The most obvious example is perhaps Blair’s faith school agenda which has provided new legislation for, and actively encourages, religious “community groups” to take over schools through the Trust School partnership scheme and steep them in their religious “ethos”. The related City Academy program also “supplements” the supposed donations of religious “sponsors” — some of whom have not in fact put up any of their own cash at all, and all of whom pay at most just 5% of the cost of setting up the school and do not need to pay anything toward its maintenance. The “sponsor” then runs the very latest state schools with an accompanying mandate to foster their beliefs on pupils who, in a great majority of cases, have no choice but to attend those schools.

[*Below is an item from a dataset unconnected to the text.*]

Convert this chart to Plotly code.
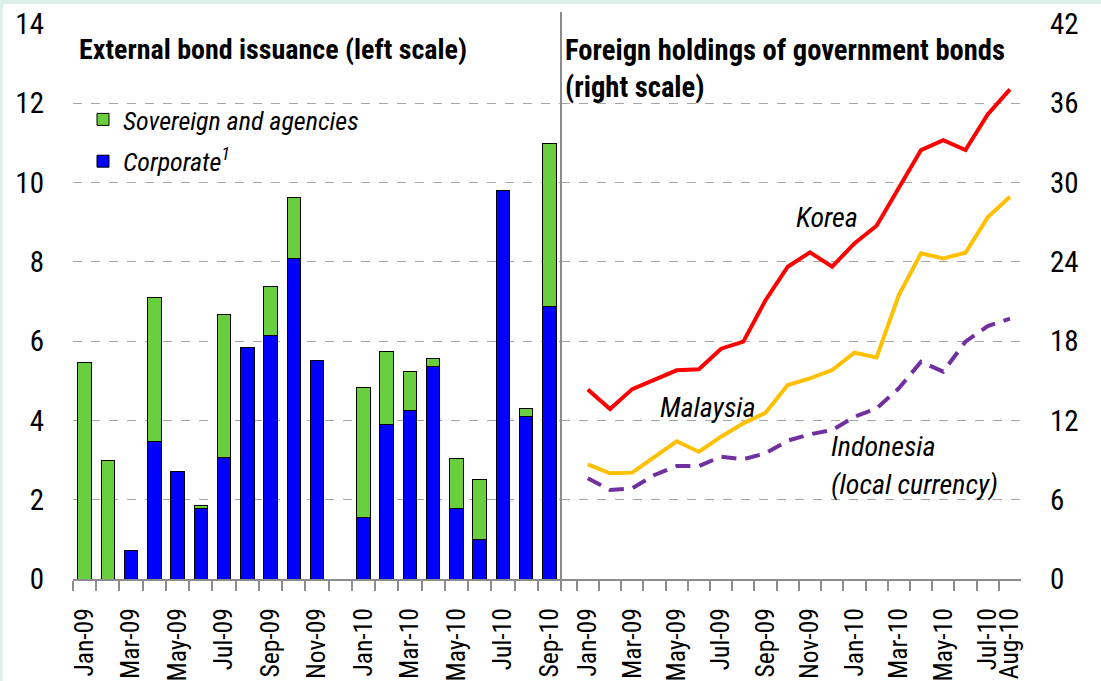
import plotly.graph_objects as go

# ---------------- data ----------------
bar_months = ["Jan-09", "Feb-09", "Mar-09", "Apr-09", "May-09", "Jun-09", "Jul-09",
              "Aug-09", "Sep-09", "Oct-09", "Nov-09", "Dec-09", "Jan-10", "Feb-10",
              "Mar-10", "Apr-10", "May-10", "Jun-10", "Jul-10", "Aug-10", "Sep-10"]
corporate = [None, None, 0.71, 3.48, 2.72, 1.78, 3.07, 5.84, 6.14, 8.09, 5.52, None,
             1.55, 3.91, 4.24, 5.35, 1.78, 0.99, 9.79, 4.09, 6.87]
sovereign = [5.46, 2.98, None, 3.62, None, 0.07, 3.59, None, 1.25, 1.54, None, None,
             3.27, 1.84, 0.99, 0.20, 1.26, 1.52, None, 0.21, 4.12]
bar_tick_labels = ["Jan-09", "", "Mar-09", "", "May-09", "", "Jul-09", "", "Sep-09", "",
                   "Nov-09", "", "Jan-10", "", "Mar-10", "", "May-10", "", "Jul-10", "",
                   "Sep-10"]

line_months = ["Jan-09", "Feb-09", "Mar-09", "Apr-09", "May-09", "Jun-09", "Jul-09",
               "Aug-09", "Sep-09", "Oct-09", "Nov-09", "Dec-09", "Jan-10", "Feb-10",
               "Mar-10", "Apr-10", "May-10", "Jun-10", "Jul-10", "Aug-10"]
korea = [14.35, 12.86, 14.37, 15.1, 15.79, 15.87, 17.43, 17.96, 21.1, 23.63, 24.72,
         23.63, 25.4, 26.73, 29.6, 32.46, 33.2, 32.46, 35.16, 37.05]
malaysia = [8.68, 8.0, 8.05, 9.26, 10.42, 9.63, 10.77, 11.78, 12.58, 14.68, 15.18,
            15.81, 17.12, 16.77, 21.49, 24.64, 24.26, 24.69, 27.37, 28.93]
indonesia = [7.62, 6.73, 6.86, 7.87, 8.55, 8.55, 9.26, 9.06, 9.51, 10.47, 10.95,
             11.27, 12.28, 12.91, 14.43, 16.44, 15.69, 17.96, 19.14, 19.7]
line_tick_labels = ["Jan-09", "", "Mar-09", "", "May-09", "", "Jul-09", "", "Sep-09", "",
                    "Nov-09", "", "Jan-10", "", "Mar-10", "", "May-10", "", "Jul-10",
                    "Aug-10"]

# ---------------- style ----------------
FONT = "Roboto Condensed, Liberation Sans, Arial, sans-serif"
GREEN = "#6ACF3E"
BLUE = "#0000FF"
GRAY = "#8C8C8C"
GRID = "#A6A6A6"
MINT = "#DCEFE8"

W, H = 1101, 681
L, R, T, B = 73, 80, 24, 102
PW, PH = W - L - R, H - T - B
SPLIT = 561


def px(x):
    return (x - L) / PW


def py(y):
    return (H - B - y) / PH


fig = go.Figure()

fig.add_trace(go.Bar(x=bar_months, y=corporate, name="Corporate<sup>1</sup>",
                     legendgroup="corp", legendrank=2,
                     marker=dict(color=BLUE, line=dict(color="black", width=1)),
                     xaxis="x", yaxis="y"))
fig.add_trace(go.Bar(x=bar_months, y=sovereign, name="Sovereign and agencies",
                     legendgroup="sov", legendrank=1,
                     marker=dict(color=GREEN, line=dict(color="black", width=1)),
                     xaxis="x", yaxis="y"))

fig.add_trace(go.Scatter(x=line_months, y=korea, mode="lines", name="Korea",
                         line=dict(color="#FF0000", width=4), showlegend=False,
                         xaxis="x2", yaxis="y2"))
fig.add_trace(go.Scatter(x=line_months, y=malaysia, mode="lines", name="Malaysia",
                         line=dict(color="#FFC000", width=4), showlegend=False,
                         xaxis="x2", yaxis="y2"))
fig.add_trace(go.Scatter(x=line_months, y=indonesia, mode="lines",
                         name="Indonesia (local currency)",
                         line=dict(color="#7030A0", width=4, dash="15px,9px"),
                         showlegend=False, xaxis="x2", yaxis="y2"))

split = px(SPLIT)

xcommon = dict(type="category", showline=True, linecolor=GRAY, linewidth=2,
               ticks="outside", ticklen=10, tickcolor=GRAY, tickwidth=2,
               tickson="boundaries", showgrid=False, tickangle=-90,
               ticklabelstandoff=17, automargin=False,
               tickfont=dict(family=FONT, size=25.5, color="black"),
               tickmode="array", fixedrange=True)

fig.update_layout(
    width=W, height=H,
    margin=dict(l=L, r=R, t=T, b=B, autoexpand=False),
    paper_bgcolor=MINT,
    plot_bgcolor="rgba(0,0,0,0)",
    barmode="stack",
    bargap=0.42,
    font=dict(family=FONT, size=28, color="black"),
    xaxis=dict(domain=[0, split], categoryorder="array", categoryarray=bar_months,
               range=[-0.5, 20.5], tickvals=bar_months, ticktext=bar_tick_labels,
               **xcommon),
    xaxis2=dict(domain=[split, 1], anchor="y2", categoryorder="array",
                categoryarray=line_months, range=[-1.207, 19.5],
                tickvals=line_months, ticktext=line_tick_labels, **xcommon),
    yaxis=dict(range=[0, 14], dtick=2, tick0=0, showgrid=True, gridcolor=GRID,
               griddash="dash", gridwidth=1, zeroline=False, showline=False,
               ticks="", ticklabelstandoff=28, automargin=False,
               tickfont=dict(family=FONT, size=29, color="black"), fixedrange=True),
    yaxis2=dict(range=[0, 42], dtick=6, tick0=0, side="right", anchor="x2",
                showgrid=True, gridcolor=GRID, griddash="dash", gridwidth=1,
                zeroline=False, showline=False, ticks="", ticklabelstandoff=28,
                automargin=False,
                tickfont=dict(family=FONT, size=29, color="black"), fixedrange=True),
    legend=dict(x=px(83), y=py(96), xanchor="left", yanchor="top",
                bgcolor="rgba(0,0,0,0)", traceorder="grouped",
                font=dict(family=FONT, size=26, color="black", style="italic"),
                itemwidth=30, tracegroupgap=5),
    showlegend=True,
)

# white page with a thin mint strip on top and left
fig.add_shape(type="rect", xref="paper", yref="paper", layer="below",
              x0=px(3), x1=px(W + 5), y0=py(H + 5), y1=py(4),
              fillcolor="white", line=dict(width=0))
# divider between the two panels
fig.add_shape(type="line", xref="paper", yref="paper",
              x0=split, x1=split, y0=0, y1=py(12),
              line=dict(color=GRAY, width=2))

ann = []
ann.append(dict(text="<b>External bond issuance (left scale)</b>", x=px(77), y=py(50),
                xanchor="left", yanchor="middle", font=dict(size=28)))
ann.append(dict(text="<b>Foreign holdings of government bonds</b>", x=px(563), y=py(50),
                xanchor="left", yanchor="middle", font=dict(size=28.6)))
ann.append(dict(text="<b>(right scale)</b>", x=px(563), y=py(87),
                xanchor="left", yanchor="middle", font=dict(size=28.6)))
ann.append(dict(text="<i>Korea</i>", x=px(794), y=py(217),
                xanchor="left", yanchor="middle", font=dict(size=28)))
ann.append(dict(text="<i>Malaysia</i>", x=px(658), y=py(407),
                xanchor="left", yanchor="middle", font=dict(size=28)))
ann.append(dict(text="<i>Indonesia</i>", x=px(829), y=py(446),
                xanchor="left", yanchor="middle", font=dict(size=28)))
ann.append(dict(text="<i>(local currency)</i>", x=px(829), y=py(484),
                xanchor="left", yanchor="middle", font=dict(size=28)))
for a in ann:
    a.update(xref="paper", yref="paper", showarrow=False)
    a["font"].update(family=FONT, color="black")
fig.update_layout(annotations=ann)

page_js = ("document.body.style.margin='0';"
           "document.body.style.overflow='hidden';"
           "document.body.style.background='" + MINT + "';")
fig.write_html("out.html", post_script=page_js,
               config={"displayModeBar": False})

(The Government’s own Department for Education and Skills has refuted earlier claims from central government that faith schools had a certain “magic” that could be “bottled”, by reporting that the performance differential between faith schools and secular schools was entirely down to selection by aptitude. Sometimes this selection is inadvertent, sometimes it is intentional and covert.)
Melville concludes that:
Blair’s bowing to religious thinking and active support for the burgeoning of the faith industry in the political arena is having all kinds of negative consequences
and hopes that
whoever in the long term comes after Blair, has noticed that the British people don’t like preaching.
No such luck.
A couple from Powys, Wales, have been pursued by a church in Warwickshire for seventeen years under the auspices of an archaic law which holds them responsible to pay hundreds of thousands of pounds of church repair costs, despite the couple having nothing to do with the church in question.